I would suggest yes, that value accretes to social fabric as much as an information resource.  When groups achieve something together, there is a natural inclination to cooperate further.  In Political Science, this pattern is found in Neo-functionalism:

One theory of political integration, a study of how groups converge and new organizational forms emerge, is neofunctionalism. It suggests that all political integration begins with technocrats working together on non-political issues. As technocrats work with each other and achieve successful cooperation, the technocrats desire higher-order cooperation. Functional spillover occurs from technocratic to economic to political and even security domains.

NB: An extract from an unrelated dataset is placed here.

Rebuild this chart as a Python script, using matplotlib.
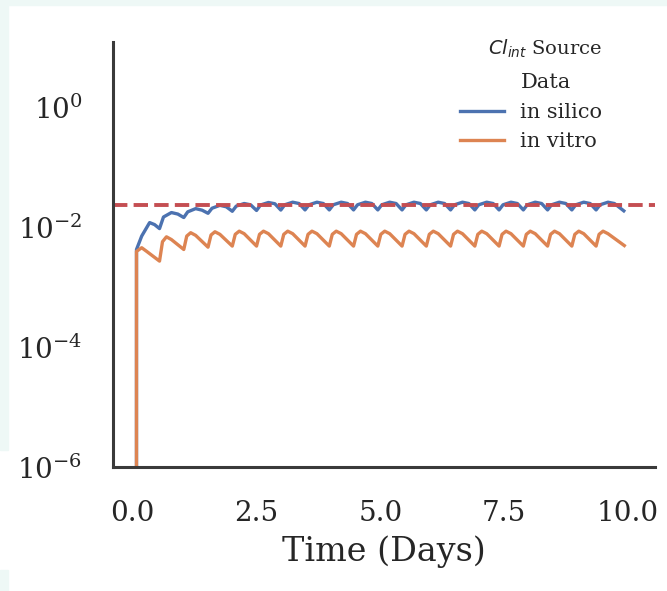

Neofunctionalism can be used to describe the political unification of Europe. It begins with the Marshall Plan, with technocrats from different nations working together to distribute aid and rebuild. This cooperation and dense network of international relationships led to the formation of the economic structures such as the European Monetary Union to the European Union to the Euro. Functional spillover occurred into inter-governmental EU political structures. If NATO did not expand its alliance for ascension of Eastern European nations the same would have occurred for defense.

While Neo-functionalism does not account for all the factors that led to the creation of the EU, it provides a pattern of accretive cooperation at significant scale within institutional constructs.  When I asked Paul about this in class, he pointed out a fascinating example on the rise.  China's adoption of open source is a marked departure from totalitarian organization (Organized Manual) -- will functional spillover occur from open source to civic space?

Cornucopia of Cooperation

This is a very big question.  But open source organization is often marked by benevolent dictators.   While the right to fork counters abuses in power and encourages flatter organization and emergent leadership -- the complexity of developing software demands hierarchy at certain scales.  Paul suggested, as others have, that explicit reputation could enable open source projects to scale as heterarchy rather than heirarchy. 

Most open source projects, the ones you rarely hear about, have a flat structures without benevolent dictators.  Cooperation at scales below is not only easier, but an inherent value of the small:

In the 1950s, an economist, Mancur L. Olson, found that small groups are more likely to exhibit voluntary cooperation in these experimental games than larger groups, and that cooperative behaviors increase when the games are repeated over and over with the same groups and when communication is permitted among the participants.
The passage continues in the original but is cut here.